While UNICOR primarily sells its goods to other federal agencies — which are often required to purchase them — it’s been permitted to do business with the private sector since 2012. “Commercial entities can now explore competitive bids and higher profits through our high-quality, competitively priced labor,” states the UNICOR website. That “competitively priced labor” comes at a great cost to the incarcerated folks who work for next to nothing while inside. The vast majority have toiled under-compensated and unappreciated for decades.
Pharaoh Nkosi, a 70-year-old Air Force veteran and friend of mine, has been employed by UNICOR for over 20 years and incarcerated more than 40. Throughout that time, he’s developed an impressive skill set across the wide range of UNICOR industries, and his resume is likely unmatched by many free citizens in both white and blue-collar America. Unfortunately, however, Pharaoh’s 401(k) and IRA are worse than empty; they’re nonexistent. He has now aged out of society’s workforce, and if ever released, he’ll be virtually unemployable. He is a characteristic example of the scores of people exploited by the prison labor system.
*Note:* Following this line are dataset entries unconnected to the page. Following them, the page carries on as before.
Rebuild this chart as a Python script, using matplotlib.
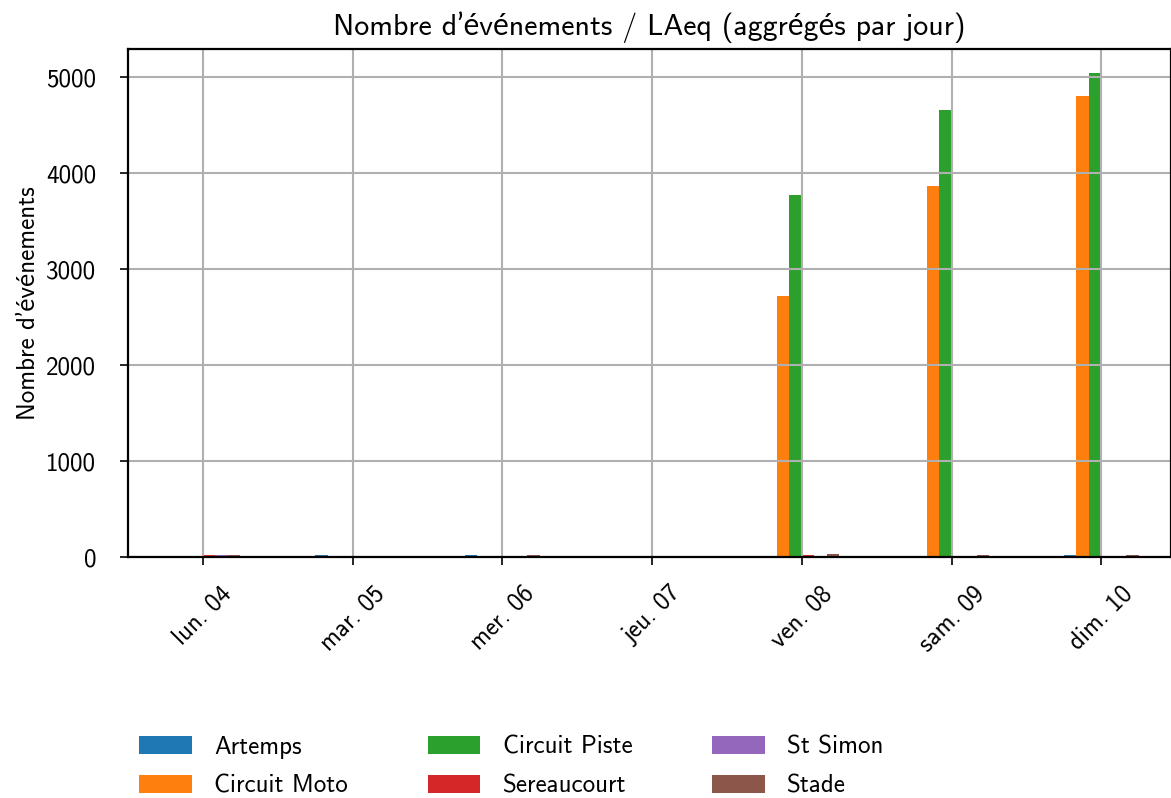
import matplotlib
matplotlib.use("Agg")
import matplotlib.pyplot as plt
import numpy as np

plt.rcParams['font.family'] = ['cmss10', 'Lato', 'DejaVu Sans']
plt.rcParams['axes.unicode_minus'] = False
plt.rcParams['axes.formatter.use_mathtext'] = False

# Data
days = ["lun. 04", "mar. 05", "mer. 06", "jeu. 07", "ven. 08", "sam. 09", "dim. 10"]
sites = ["Artemps", "Circuit Moto", "Circuit Piste", "Sereaucourt", "St Simon", "Stade"]
artemps = [10, 25, 25, 10, 8, 0, 25]
circuit_moto = [0, 0, 0, 0, 2720, 3870, 4810]
circuit_piste = [0, 0, 0, 0, 3775, 4665, 5050]
sereaucourt = [25, 0, 8, 8, 20, 8, 8]
st_simon = [25, 8, 8, 8, 0, 8, 8]
stade = [25, 10, 20, 10, 35, 18, 18]

series = [artemps, circuit_moto, circuit_piste, sereaucourt, st_simon, stade]
colors = ['#1f77b4', '#ff7f0e', '#2ca02c', '#d62728', '#9467bd', '#8c564b']

fig = plt.figure(figsize=(11.71, 7.98), dpi=100)
ax = fig.add_axes([0.1093, 0.302, 0.8907, 0.637])

x = np.arange(len(days))
w = 0.5 / len(series)
for i, (vals, name, c) in enumerate(zip(series, sites, colors)):
    ax.bar(x - 0.25 + w * (i + 0.5), vals, width=w, color=c, label=name)

ax.set_xticks(x)
ax.set_xticklabels(days, rotation=45, fontsize=18)
ax.tick_params(axis='y', labelsize=18, pad=17)
ax.tick_params(axis='x', pad=12)
ax.tick_params(length=6, width=1.2)
ax.set_xlim(-0.5, 6.465)
ax.set_ylim(0, 5300)
ax.set_yticks([0, 1000, 2000, 3000, 4000, 5000])
ax.grid(True, color='#b0b0b0', linewidth=1.5)
for s in ax.spines.values():
    s.set_linewidth(1.6)

ax.set_ylabel("Nombre d’événements", fontsize=18)
ax.set_title("Nombre d’événements / LAeq (aggrégés par jour)", fontsize=21.5, pad=10)

fig.legend(loc='lower left', bbox_to_anchor=(0.0995, -0.028), ncol=3, frameon=False,
           fontsize=18, handlelength=2.1, handleheight=0.75, columnspacing=3.2,
           labelspacing=0.65, handletextpad=0.9)

fig.savefig("out.png", dpi=100)
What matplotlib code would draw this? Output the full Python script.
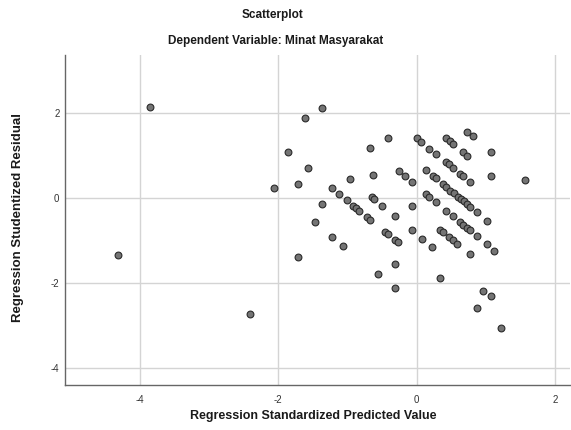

At the UNICOR Office Furniture Group factory in Allenwood, we assembled chairs and lounge seating for as little as 23 cents per hour; they were then sold for as much as $3,000 a piece. We were well aware of the gulf between the cost of our labor and the astronomical revenue it generated. Knowing that it would take years of dedicated employment at the factory to earn up to $1.15 per hour was no soothing balm.
“What’s worse is that I understand that I am a part of American hypocrisy in action.”
William Talley, currently finishing his 20-year sentence at Allenwood federal prison, told me, “This is forced labor, plain and simple. This factory, for me, is the lesser of other evils, such as shoveling snow in the harsh Pennsylvania winter or scooping up geese poop in the hot summer sun.” He compared our prison labor to sweatshops in other countries, adding, “What’s worse is that I understand that I am a part of American hypocrisy in action.”
William’s viewpoint is common and discussed openly among incarcerated men. Yet at each of the four federal prisons where I served time, a UNICOR job was the most coveted. Along with the ability to make triple the pay of a regular prison job, UNICOR employment offered perks like eating first in the cafeteria and not being subject to lockdown in the event of a stabbing or riot. After all, there were deadlines to meet and deliveries to make, and nothing could get in the way.
More than 150 years after the 13th Amendment abolished slavery except for “as punishment for a crime,” prisons don’t need to use physical force or coercion to ensure the continuation of a cheap and slave-like workforce. Chasing UNICOR’s promise of vocational training, many incarcerated people continue to punch the clock every day for meager pay.
Since most inmates come from poverty-stricken environments, with little financial help from the outside, working on the inside — for any amount — becomes all the more critical. Most of all, work offers the opportunity to mentally escape from the pains of family separation, broken marriages, and monotony that accompany decadeslong sentences.
My certifications as a flagger and forklift driver have proved incapable of outshining the glaring label of convicted felon that accompanies them on applications.
Government officials and business leaders know that our desperation is real, and UNICOR preys on this stigmatized population. The internal compromises that incarcerated workers make sting in the face of the millions of dollars siphoned off their handiwork. Pride in a finished product doesn’t make knowledge of one’s own exploitation any easier.
Since my release in April, I have listed the many jobs I held in prison on my resume, but my certifications as a flagger and forklift driver have proved incapable of outshining the glaring label of convicted felon that accompanies them on applications. To no avail, I have attempted to use my writing skills to dress up the fact that I was in prison when I held these positions. On the inside, this work served great purpose — and generated great revenue. But now that I’m free, my biggest struggle is turning what once allowed me to cope into my own cash. I continue to be only offered menial labor positions for meager pay.
“I can only speak for my experience in UNICOR, but I truly believe that no dignified American would risk at times safety, life, and limb in exchange for barely a dollar per day,” Taj Gregory, from Richmond, Virginia, told me as we walked back to our dorm after a seven-hour work day. Taj, one of many former drug dealers-turned-inmate office workers, uses data software and Excel spreadsheets to help run the daily operations of Federal Prison Industries. “Maybe I’ve lost my dignity, or maybe I willingly gave it up,” he went on to say, “because every day I clock in ready to do my best.”